Natasha Reid, founder at MATTER SPACE SOUL, shares her reflections and analysis of insights gathered at this New London Agenda expert charette. She maps out pathways for a collectively creating a step-change towards healthy, human-centred places at scale, and the potential for a new urban paradigm.
“We must centre what we do around the experience of people and their needs, the imperative for our built environment to improve human health, and through this, our relationship with planetary health”
New London Agenda
A charette was held in May as part of a series of sessions bringing together experts from the NLA panels to collectively evolve the New London Agenda – the NLA’s framework for best practice in city-making. The sessions serve as incubators for ground-breaking ideas by fostering in-depth discussions.
The charette explored the pillar “Focus on Health” by unpacking barriers and solutions through the lens of 3 dimensions; cultural, policy and financial. The session also identified a series of best practice case studies to draw from.
Overview of insights
Cultural
Barriers included health inequalities, leadership cycles and the relationship of built environment professionals to communities. Solutions centred around meaningful community engagement, post-occupancy feedback, stewardship as well as interdisciplinary approaches and partnerships across built environment and health professionals.
Policy
Barriers included the planning gaps on health and lack of legal prioritisation; lack of specific metrics for human experience and health impacts; and siloed and disconnected funding or finance. Solutions highlighted the need for clear metrics to define and value human experience; integrating public health in masterplans and planning policy; and integrating funding across public health and climate change initiatives.
Financial
Barriers included the disconnect between financial outcomes and health benefits on-site; difficulty in accessing green finance as part of ESG initiatives; and different definitions of wellbeing based on social background. Solutions included aligning financial benefits with health outcomes through comprehensive data; cross-sector funding connecting public health and climate change efforts; and leveraging green finance and community trusts.
Analysis: Nature of change needed
- Scale of intervention: The significant scale and breadth of action needed was clearly apparent, as the group set out extensive points of intervention and a diversity of solutions across a wide spectrum of sectors, mediums and scales of action.
- Depth of change: The discussions pointed towards a need for structural and systemic change, such as changing mental models of what the built environment can do for people; how power is distributed more equitably between built environment actors and communities; how financial models can be aligned with outcomes for people; and strengthening the links between human and ecological wellbeing.
- Type of approaches: A recurrent theme across the insights was the need to root action deeply in place and the specificity of different people’s needs. The session did not seek to draw consensus around ways forwards, however integrative thinking methods can be used to frame opportunities and map out new collective pathways.
Synthesis: Potential pathways
1. Coherence and Consensus: Formalising a new field
- Defining new standards across the sector, such as developing clear metrics to define and value human experience whilst acknowledging the challenges of capturing what happiness and health means.
- Convening to form a unified voice on the direction of travel and develop formalised approaches in line with RIBA stages or through planning levers.

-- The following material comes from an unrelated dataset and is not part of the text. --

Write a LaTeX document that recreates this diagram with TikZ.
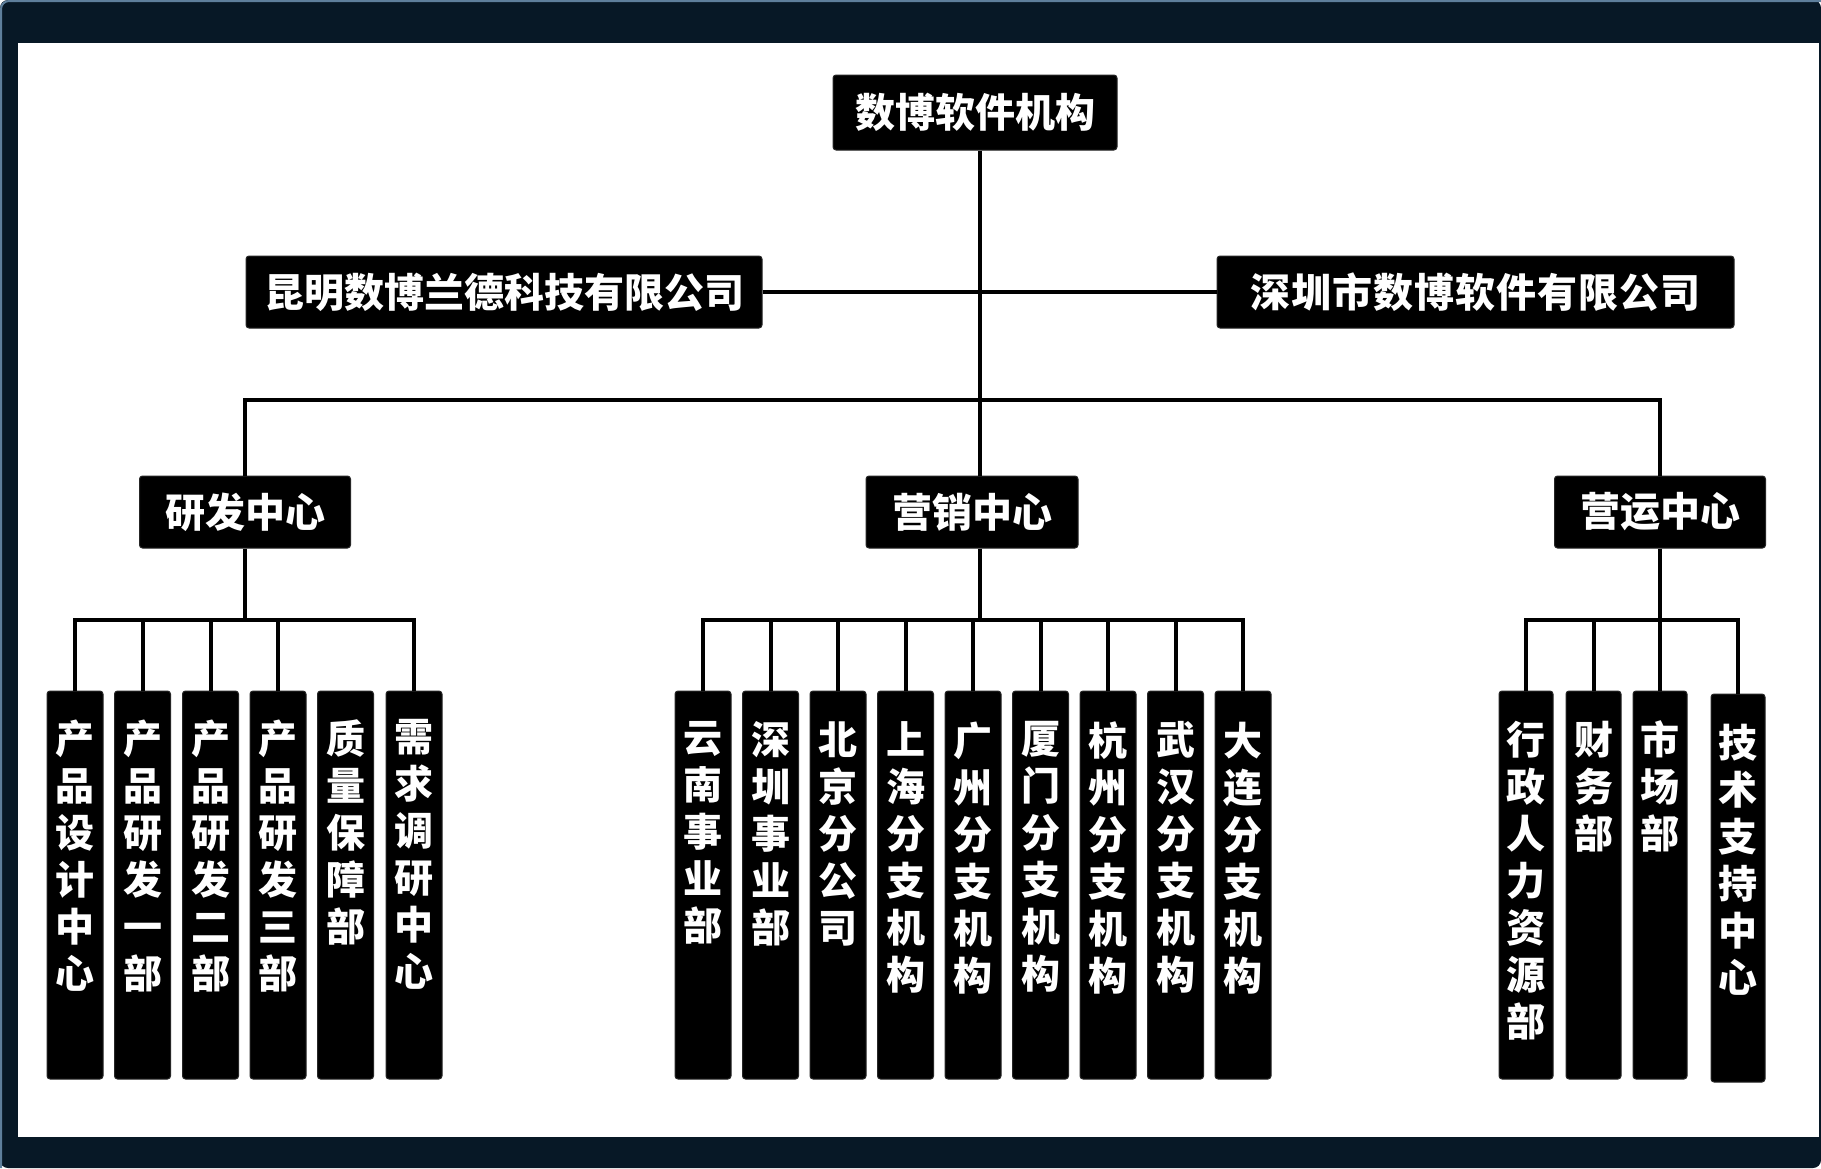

- Strengthening the field by raising awareness of best practice case studies and pockets of specialist practice that we can draw on and strengthen.
2. Interconnectedness: Joining the dots at scale
- Aligning financial benefits with health outcomes through comprehensive data, and capturing downstream benefits to the NHS
- Upskilling teams and supporting the development of new transdisciplinary professionals – who are we listening to? And who can bridge the gap between the different disciplines and areas of knowledge that need to be applied into built environment practices?
- Convening different bodies associations, institutions, and different disciplines including public health.
3. Systemic change: Working at different levels
- Defining a new set of shared goals and objectives, such as raising healthy life expectancy for all.
- Acting cohesively across different scales; from micro (I.e. a small intervention in a specificplace), to macro (I.e. strategic planning)
- Co-building new values; a set of principles that characterises the desired new urban model; and synthesises existing best practice and emerging innovative approaches for healthy, human-centred places.
Conclusion: Towards a new urban paradigm
Overall the session points towards the critical need to set out a shared vision and roadmap that can integrate a wide range of factors (sectors, people, modes of action, scales of action, ways of thinking) in a holistic way to make the changes urgently needed towards deeply healthy, human, connective, inclusive and equitable places.
By defining and formalising a new field, we can enable people’s health not only to be protected, but to actively maximise the opportunities for people to flourish and thrive whilst supporting growth for cities.
With human and ecological wellbeing as the north star, these complementary goals can be supported through all the New London Agenda pillars (Think beyond boundaries; work in partnership; leverage innovation; value diversity; place for future generations) to create a step-change towards a new urban paradigm which can act as an exemplar for cities internationally.
“No city can succeed without optimising its physical shape and built form to meet the needs of its people and the planet.”